To create a self signed certificate:
openssl genrsa -out key.pem 2048
openssl req -new -key key.pem -out csr.pem
openssl x509 -req -days 365 -in csr.pem -signkey key.pem -out cert.pem
cat key.pem cert.pem > combinedcert.pem
Now copy the generated combinedcert to trino/coordinator/etc
cd trino/coordinator/etc/
touch password.db
htpasswd -B -C 10 password.db test1
htpasswd -B -C 10 password.db test2
the htpasswd command will prompt you for password, enter passwords for test1 and test2 users.
docker compose up
This project will spin up two databases: PG1 and PG2. Databases must be populated with data. Initialization scripts are available under pg/folder. You can use the provided pgAdmin instance or any other DB client of your choice. Run population.sql on pg1 and gas.sql on pg2.

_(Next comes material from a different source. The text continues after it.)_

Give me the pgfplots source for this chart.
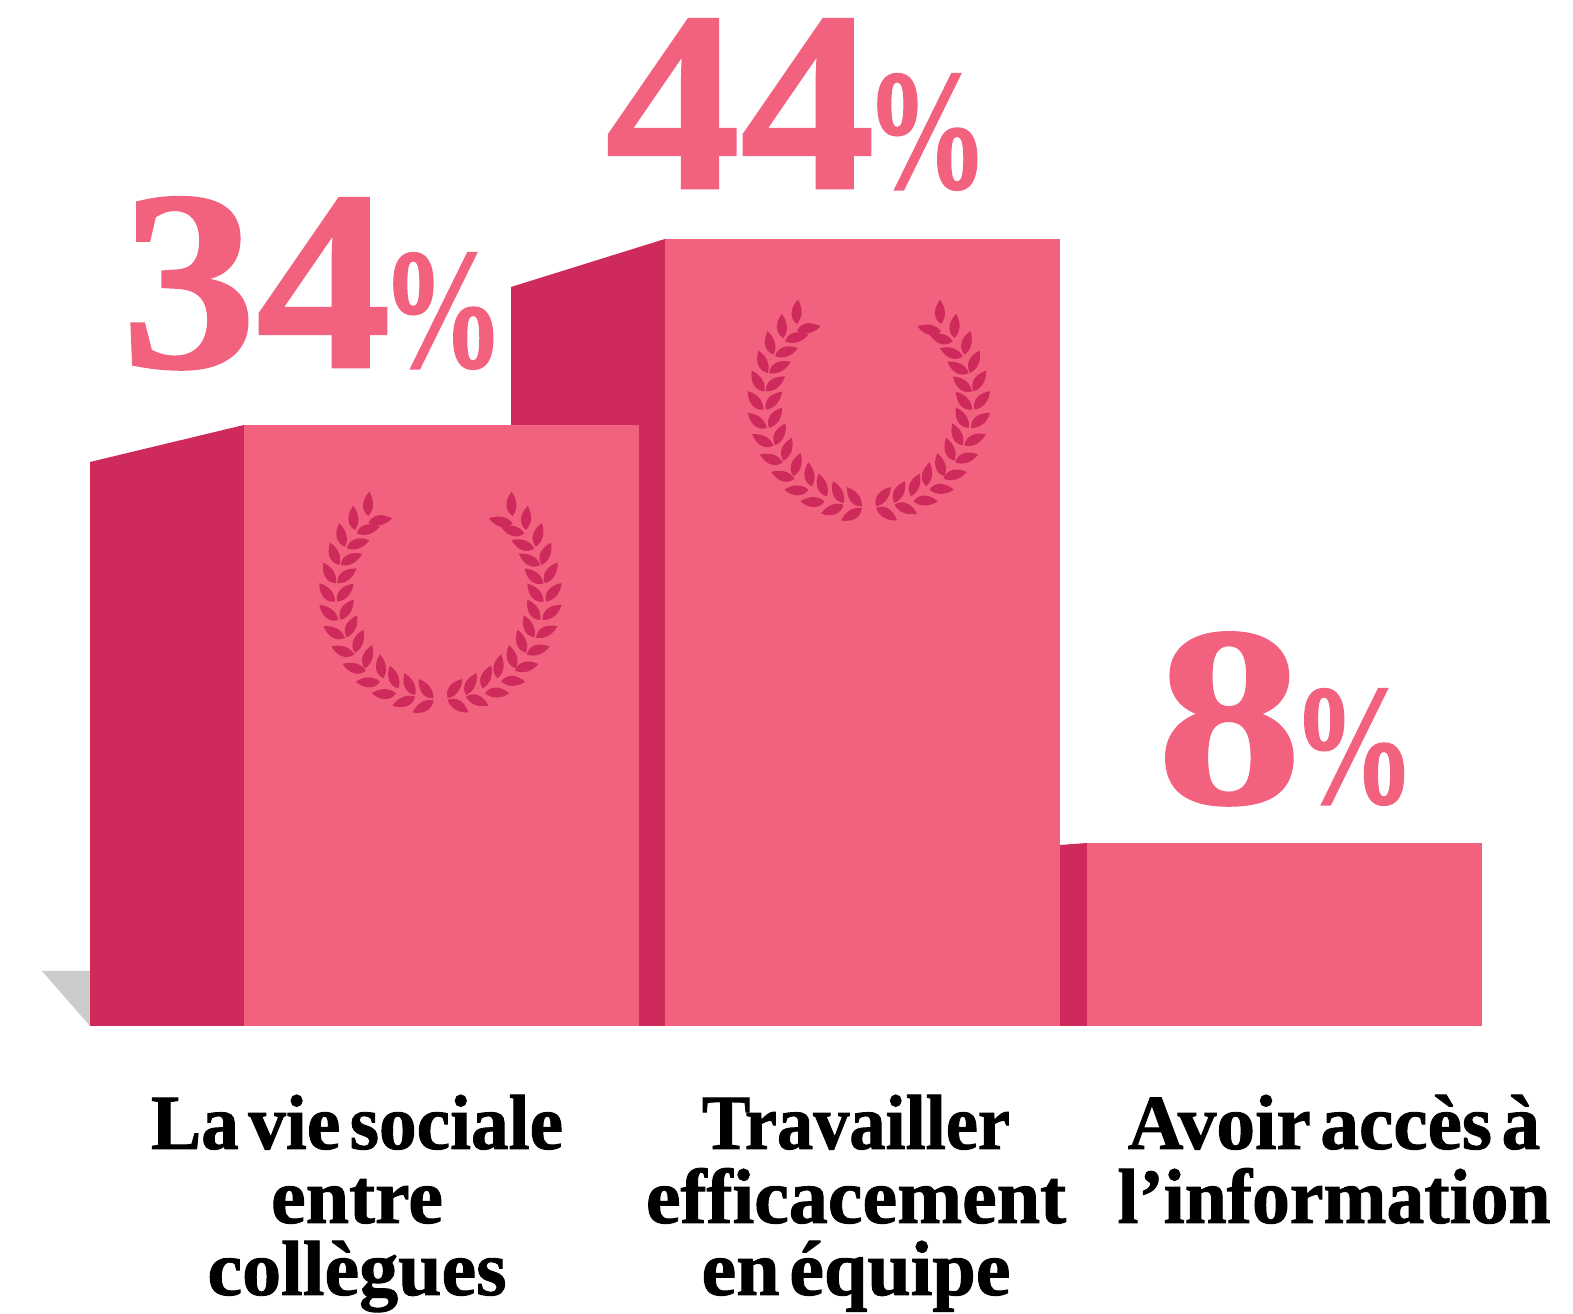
\documentclass[border=0pt]{standalone}
\usepackage{pgfplots}
\usepackage{pgfplotstable}
\usepackage{fontspec}
\pgfplotsset{compat=1.18}
\setmainfont{Liberation Serif}
\newfontfamily\catfont[FakeBold=1.2,WordSpace=0.5]{Liberation Serif Bold}
\newfontfamily\valfont[FakeBold=1.0]{Liberation Serif Bold}
\definecolor{front}{HTML}{F2627F}
\definecolor{side}{HTML}{CE2A5B}
\definecolor{shadow}{HTML}{CCCCCC}
\newcommand{\pct}{\hspace{-2.8pt}\scalebox{0.48}[0.67]{\%}}
\newcommand{\wx}[2]{\scalebox{#1}[1]{#2}}
\pgfdeclareplotmark{leaf}{%
  \pgfpathmoveto{\pgfqpoint{0pt}{0pt}}%
  \pgfpathcurveto{\pgfqpoint{1.4pt}{2.1pt}}{\pgfqpoint{4.2pt}{2.3pt}}{\pgfqpoint{6.9pt}{0pt}}%
  \pgfpathcurveto{\pgfqpoint{4.6pt}{-1.5pt}}{\pgfqpoint{2pt}{-1.7pt}}{\pgfqpoint{0pt}{0pt}}%
  \pgfpathclose\pgfusepathqfill}
\pgfplotstableread{
bx by tx ty
205 108 208 40
165 150 160 82
135 200 118 132
118 255 90 188
108 310 70 248
105 365 60 312
115 420 62 378
135 473 73 440
163 523 95 500
198 572 128 552
240 605 170 605
288 640 220 640
345 650 275 678
400 660 337 698
205 130 278 115
170 160 240 140
140 205 210 180
122 255 185 222
112 310 170 265
112 365 160 312
122 420 160 360
140 472 172 405
165 518 190 450
195 565 218 490
250 595 240 525
295 625 270 558
345 645 315 583
400 655 358 600
}\leaves
\pgfplotsset{
  leafplot/.style={only marks, scatter, mark=leaf,
    scatter/use mapped color={draw=none,fill=side},
    scatter/@pre marker code/.append style={/tikz/rotate=\ang}},
}
\begin{document}
\begin{tikzpicture}
\path[use as bounding box] (0,0) rectangle (15.73cm,13.14cm);
\begin{axis}[
  scale only axis, width=15.73cm, height=13.14cm,
  xmin=0, xmax=1573, ymin=-288, ymax=1026,
  axis lines=none, clip=false,
]
% shadow
\addplot[fill=shadow, draw=none] coordinates {(42,55) (90,55) (90,0)} -- cycle;
% bar 2 side
\addplot[fill=side, draw=none] coordinates {(511,0) (511,739) (665,787) (665,0)} -- cycle;
% bar 1 side and front
\addplot[fill=side, draw=none] coordinates {(90,0) (90,564) (244,601) (244,0)} -- cycle;
\addplot[fill=front, draw=none] coordinates {(244,0) (244,601) (639,601) (639,0)} -- cycle;
% bar 2 front
\addplot[fill=front, draw=none] coordinates {(665,0) (665,787) (1060,787) (1060,0)} -- cycle;
% bar 3
\addplot[fill=side, draw=none] coordinates {(1060,0) (1060,181) (1087,183) (1087,0)} -- cycle;
\addplot[fill=front, draw=none] coordinates {(1087,0) (1087,183) (1482,183) (1482,0)} -- cycle;
% wreaths
\addplot[leafplot, visualization depends on={atan2(\thisrow{by}-\thisrow{ty},\thisrow{tx}-\thisrow{bx})\as\ang}]
  table[x expr=\thisrow{bx}/3+300, y expr=546-\thisrow{by}/3] {\leaves};
\addplot[leafplot, visualization depends on={atan2(\thisrow{by}-\thisrow{ty},\thisrow{bx}-\thisrow{tx})\as\ang}]
  table[x expr=581-\thisrow{bx}/3+0, y expr=546-\thisrow{by}/3] {\leaves};
\addplot[leafplot, visualization depends on={atan2(\thisrow{by}-\thisrow{ty},\thisrow{tx}-\thisrow{bx})\as\ang}]
  table[x expr=\thisrow{bx}/3+728.5, y expr=738-\thisrow{by}/3] {\leaves};
\addplot[leafplot, visualization depends on={atan2(\thisrow{by}-\thisrow{ty},\thisrow{bx}-\thisrow{tx})\as\ang}]
  table[x expr=1009.5-\thisrow{bx}/3, y expr=738-\thisrow{by}/3] {\leaves};
% value labels
\tikzset{val/.style={anchor=base, inner sep=0pt, text=front, font=\fontsize{73}{80}\selectfont\valfont},
  cat/.style={anchor=base, inner sep=0pt, text=black, font=\fontsize{22.2}{24}\selectfont\catfont}}
\node[val] at (axis cs:313,659) {\wx{1.05}{34}\pct};
\node[val] at (axis cs:797,838) {\wx{1.05}{44}\pct};
\node[val] at (axis cs:1286,223) {\wx{1.13}{8}\pct};
% category labels
\node[cat] at (axis cs:357,-123) {\wx{0.965}{La vie sociale}};
\node[cat] at (axis cs:357,-197) {entre};
\node[cat] at (axis cs:357,-269) {collègues};
\node[cat] at (axis cs:856,-123) {\wx{0.927}{Travailler}};
\node[cat] at (axis cs:856,-197) {efficacement};
\node[cat] at (axis cs:856,-269) {en équipe};
\node[cat] at (axis cs:1334,-123) {\wx{0.99}{Avoir accès à}};
\node[cat] at (axis cs:1334,-197) {\wx{0.97}{l’information}};
\end{axis}
\end{tikzpicture}
\end{document}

Note You don't really need superset for this, any db client will suffice. Superset is more than just a DB client
This repo contains superset-data/superset.db for convenience. This will ensure that superset is ready for us. The steps under superset setup are only needed if you did not mount the superset-data volume.
Using superset SQL Lab, you can play around with multiple sql queries against Trino. Try running this query, then change the user to test2 (see instructions under connection below) and notice the impact of the rules specified in trino/coordinator/etc/rules.json
select cp.country, gpc.gas_in_storage_twh, cp.population
FROM postgres1.population.country_population cp, postgres2.gas.gas_per_country gpc
WHERE cp.country = gpc.name;
docker compose exec superset fab create-admin --username admin --firstname Superset --lastname Admin --email [email protected] --password admin
docker compose exec superset db upgrade
docker compose exec superset init
Connect to Superset from your browser (username: admin
, password: admin
).
Add a database for trino. use trino://test1:@trino-coordinator:8080
NOTE 1
You can use the url trino://test1:@trino-coordinator:8080/{catalog name} This will cause the schema name and table names to be shown in the sql lab tab, but it also limits you to a single catalog, which beats the purpose.
NOTE 2
To tell superset to accept the insecure connection (remember Trino is using a self signed certificate), add the following under Additional args:
{
"connect_args": {
"verify": false
}
}